Pool B sees Samoa, Japan, Scotland and the USA fighting it out for second spot. Samoa is ranked ninth, Scotland is ranked 11, Japan 13 and USA 16th.
Samoa are the most likely to take second spot, and are probably the only side seriously capable of challenging South Africa for top of the pool. Samoa’s chances of some success have increased as a result of their players playing professionally in Europe and this is evident in the quality of their play. Unlike Tonga and Fiji, Samoa have got their act together, and without doubt are the most formidable of the Pacific Island teams.
Scotland will be technically sound, but may lack the firepower needed across the park to progress.
Pool C will be a walk in the park for New Zealand. Argentina should go through, but could be challenged by Tonga if the Tongans get properly organised. Georgia and Namibia have no chance.
Pool D should be relatively straightforward, with Ireland a shoe-in for the top spot. Italy, Canada and Romania will be trying to disrupt France’s chances of coming in at Number 2. Unlikely but possible.
So, the quarter final teams could well be:
2. England or Wales
3. South Africa
5. New Zealand
If that’s the case, the likely quarter final contestants are:
QF 1 – South Africa vs England
QF 2 – New Zealand vs France
QF 3 – Ireland vs Argentina
QF 4 – Australia vs Samoa
Semi-finals will see the following games:
SF 1 – Winner QF1 v Winner QF2
SF 2 – Winner QF3 v Winner QF4
Chances are South Africa will be playing New Zealand, although the latter always seems to struggle against France, who saves their best performances for the men in black.

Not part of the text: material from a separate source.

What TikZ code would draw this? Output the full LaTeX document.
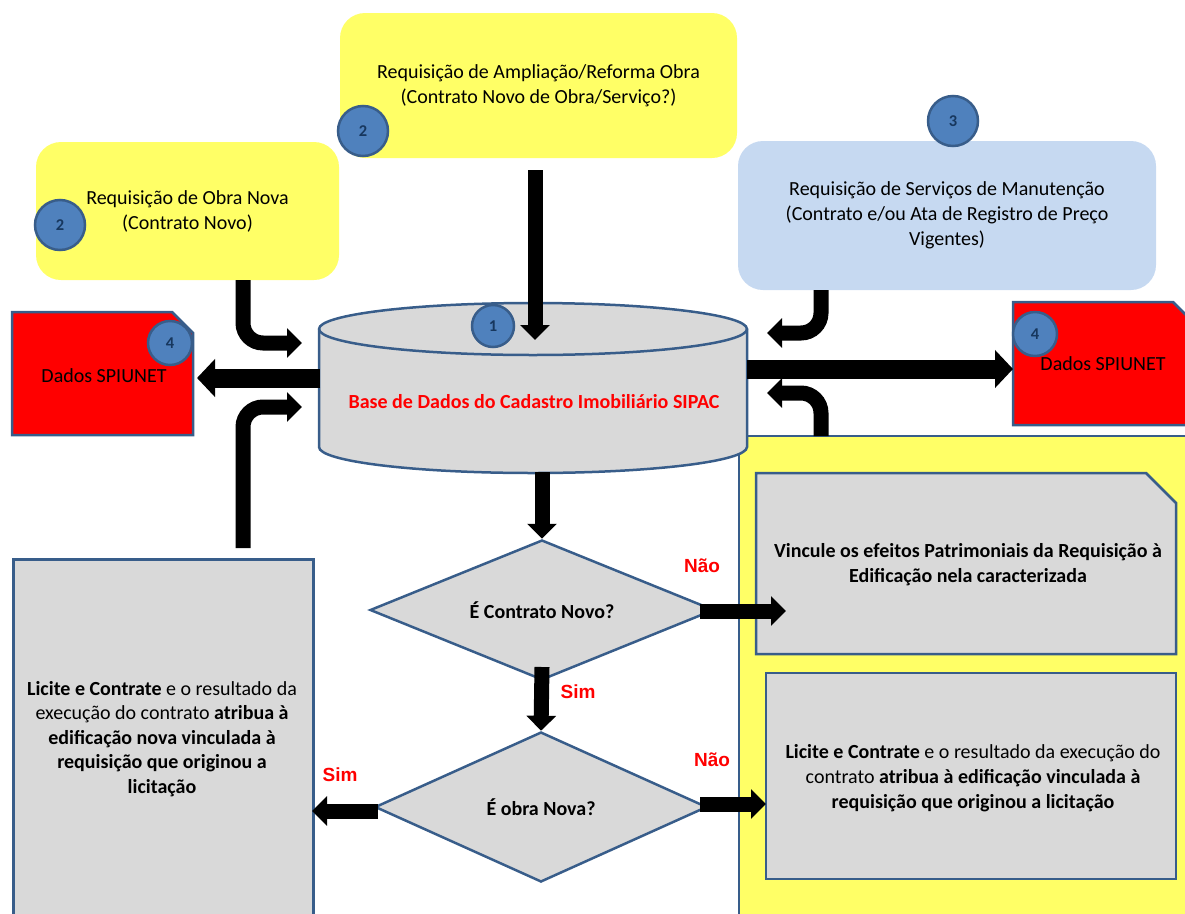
\documentclass[tikz,border=0pt]{standalone}
\usepackage{fontspec}
\setmainfont{Carlito}
\newfontfamily\arialfont{Liberation Sans}
\usetikzlibrary{arrows.meta,calc,shapes.geometric}
\definecolor{yel}{HTML}{FFFF66}
\definecolor{lblue}{HTML}{C6D9F1}
\definecolor{gry}{HTML}{D9D9D9}
\definecolor{bord}{HTML}{385D8A}
\definecolor{cfill}{HTML}{4F81BD}
\definecolor{navy}{HTML}{17375E}
\begin{document}
\begin{tikzpicture}[x=1pt,y=-1pt,
  txt/.style={font=\fontsize{20}{25}\selectfont, align=center, inner sep=0pt},
  reqbox/.style={txt, rounded corners=25pt},
  graybox/.style={draw=bord, fill=gry, line width=2.5pt, inner sep=0pt},
  num/.style={circle, fill=cfill, draw=bord, line width=2.5pt, inner sep=0pt, text=navy, font=\fontsize{16.5}{19}\selectfont\bfseries},
  lab/.style={text=red, font=\arialfont\fontsize{19}{22}\selectfont\bfseries, inner sep=0pt},
  barrow/.style={line width=15pt, -{Triangle[width=29pt,length=15pt]}},
  bigarrow/.style={line width=19pt, -{Triangle[width=37pt,length=18pt]}},
  elbow/.style={barrow, rounded corners=20pt}
]
\path[use as bounding box] (0,0) rectangle (1185,913);
\clip (0,0) rectangle (1185,913);

% request boxes
\node[reqbox, fill=yel, minimum width=397pt, minimum height=145pt] (amp) at (538.5,85.5)
  {Requisição de Ampliação/Reforma Obra\\(Contrato Novo de Obra/Serviço?)};
\node[reqbox, fill=yel, minimum width=303pt, minimum height=138pt] (nova) at (187.5,211)
  {Requisição de Obra Nova\\(Contrato Novo)};
\node[reqbox, fill=lblue, minimum width=418pt, minimum height=149pt] (manu) at (947,215.5)
  {Requisição de Serviços de Manutenção\\(Contrato e/ou Ata de Registro de Preço\\Vigentes)};

% yellow container
\node[draw=bord, fill=yel, line width=2pt, minimum width=480pt, minimum height=500pt, inner sep=0pt, anchor=north west] (cont) at (738,435) {};

% cylinder
\path[draw=bord, fill=gry, line width=2.5pt] (319,329) -- (319,447)
  arc[start angle=180, end angle=360, x radius=214pt, y radius=26pt] -- (747,329)
  arc[start angle=0, end angle=180, x radius=214pt, y radius=26pt] -- cycle;
\draw[bord, line width=2.5pt] (319,329) arc[start angle=180, end angle=360, x radius=214pt, y radius=26pt];
\node[txt, text=red, font=\fontsize{20}{25}\selectfont\bfseries] (db) at (534,402) {Base de Dados do Cadastro Imobiliário SIPAC};

% SPIUNET boxes
\path[draw=bord, fill=red, line width=2.5pt] (12,312) -- (172,312) -- (193,333) -- (193,435) -- (12,435) -- cycle;
\node[txt] (spl) at (104,376) {Dados SPIUNET};
\path[draw=bord, fill=red, line width=2.5pt] (1013,302) -- (1173,302) -- (1194,323) -- (1194,425) -- (1013,425) -- cycle;
\node[txt] (spr) at (1103,364) {Dados SPIUNET};

% right boxes
\path[draw=bord, fill=gry, line width=2.5pt] (756,473) -- (1146,473) -- (1176,503) -- (1176,654) -- (756,654) -- cycle;
\node[txt, font=\fontsize{20}{25}\selectfont\bfseries] (vinc) at (968,565)
  {Vincule os efeitos Patrimoniais da Requisição à\\Edificação nela caracterizada};
\node[graybox, minimum width=410pt, minimum height=206pt] (lic2) at (971,776) {};
\node[txt] (lic2t) at (973,778)
  {\textbf{Licite e Contrate} e o resultado da execução do\\contrato \textbf{atribua à edificação vinculada à}\\\textbf{requisição que originou a licitação}};

% left box
\node[graybox, minimum width=300pt, minimum height=400pt, anchor=north west] (lic1) at (12,558) {};
\node[txt, font=\fontsize{20}{24.5}\selectfont] (lic1t) at (162,739)
  {\textbf{Licite e Contrate} e o resultado da\\execução do contrato \textbf{atribua à}\\\textbf{edificação nova vinculada à}\\\textbf{requisição que originou a}\\\textbf{licitação}};

% diamonds
\node[diamond, draw=bord, fill=gry, line width=2.5pt, minimum width=344pt, minimum height=140pt, aspect=2.4, inner sep=0pt,
  font=\fontsize{20}{25}\selectfont\bfseries] (d1) at (542,610) {É Contrato Novo?};
\node[diamond, draw=bord, fill=gry, line width=2.5pt, minimum width=332pt, minimum height=150pt, aspect=2.2, inner sep=0pt,
  font=\fontsize{20}{25}\selectfont\bfseries] (d2) at (541,807) {É obra Nova?};

% coordinates
\coordinate (ampout) at (535,170);
\coordinate (dbtop) at (535,340);
\coordinate (novaout) at (243,280);
\coordinate (dbin1) at (302,343);
\coordinate (licout) at (243,548);
\coordinate (dbin2) at (302,407);
\coordinate (manuout) at (821,290);
\coordinate (dbin3) at (767,333);
\coordinate (contout) at (821,436);
\coordinate (dbin4) at (767,393);
\coordinate (dbleft) at (320,378);
\coordinate (splin) at (197,378);
\coordinate (dbright) at (747,369);
\coordinate (sprin) at (1013,369);
\coordinate (dbbot) at (542,472);
\coordinate (d1out) at (542,667);
\coordinate (d1right) at (700,611);
\coordinate (vincin) at (786,611);
\coordinate (d2right) at (700,804);
\coordinate (lic2in) at (766,804);
\coordinate (d2left) at (378,811);
\coordinate (lic1in) at (312,811);

% connectors
\draw[barrow] (ampout) -- (dbtop);
\draw[elbow] (novaout) |- (dbin1);
\draw[elbow] (licout) |- (dbin2);
\draw[elbow] (manuout) |- (dbin3);
\draw[elbow] (contout) |- (dbin4);
\draw[bigarrow] (dbleft) -- (splin);
\draw[bigarrow] (dbright) -- (sprin);
\draw[barrow] (dbbot) -- (d1.north);
\draw[barrow] (d1out) -- (d2.north);
\draw[barrow] (d1right) -- (vincin);
\draw[barrow] (d2right) -- (lic2in);
\draw[barrow] (d2left) -- (lic1in);

% labels
\node[lab] (nao1) at (702,566) {Não};
\node[lab] (sim1) at (578,692) {Sim};
\node[lab] (sim2) at (340,775) {Sim};
\node[lab] (nao2) at (712,760) {Não};

% number circles
\node[num, minimum size=50pt] (c2a) at (363,131) {2};
\node[num, minimum size=50pt] (c2b) at (60,225) {2};
\node[num, minimum size=50pt] (c3) at (953,121) {3};
\node[num, minimum size=42pt] (c1) at (493,326) {1};
\node[num, minimum size=44pt] (c4a) at (170,343) {4};
\node[num, minimum size=44pt] (c4b) at (1035,334) {4};
\end{tikzpicture}
\end{document}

Nevertheless, New Zealand has a tremendous side with enormous depth once again, and will be the team to beat.
South Africa are coming into great form and provided they do not have a brain explosion and manage their bench a lot better than they did against the Wallabies in the last Test, they can topple England, who will be a tough nut to crack.
Ireland should play Australia, although Samoa is not to be underestimated. Argentina have a snowflake’s chance in hell of advancing any further than the quarter-finals, assuming they get that far. My only suggestion is that they pray for a miracle – they are going to need it.
Ireland on the other hand are the real dark horses. They are traditionally very tough for Wallaby teams to beat, as many past international players will attest. The current Irish squad is a very good one, and they did not become the Six Nations champions for the last two years by accident.
While it is anyone’s guess, I would not be surprised to see a New Zealand vs Australia final at the 2015 Rugby World Cup, although that is not to say the Wallabies do not have their own Achilles heel. They need to improve their general kicking game considerably, and ensure that the first person on the plane is their best goal kicker, followed by their next best goal-kicker.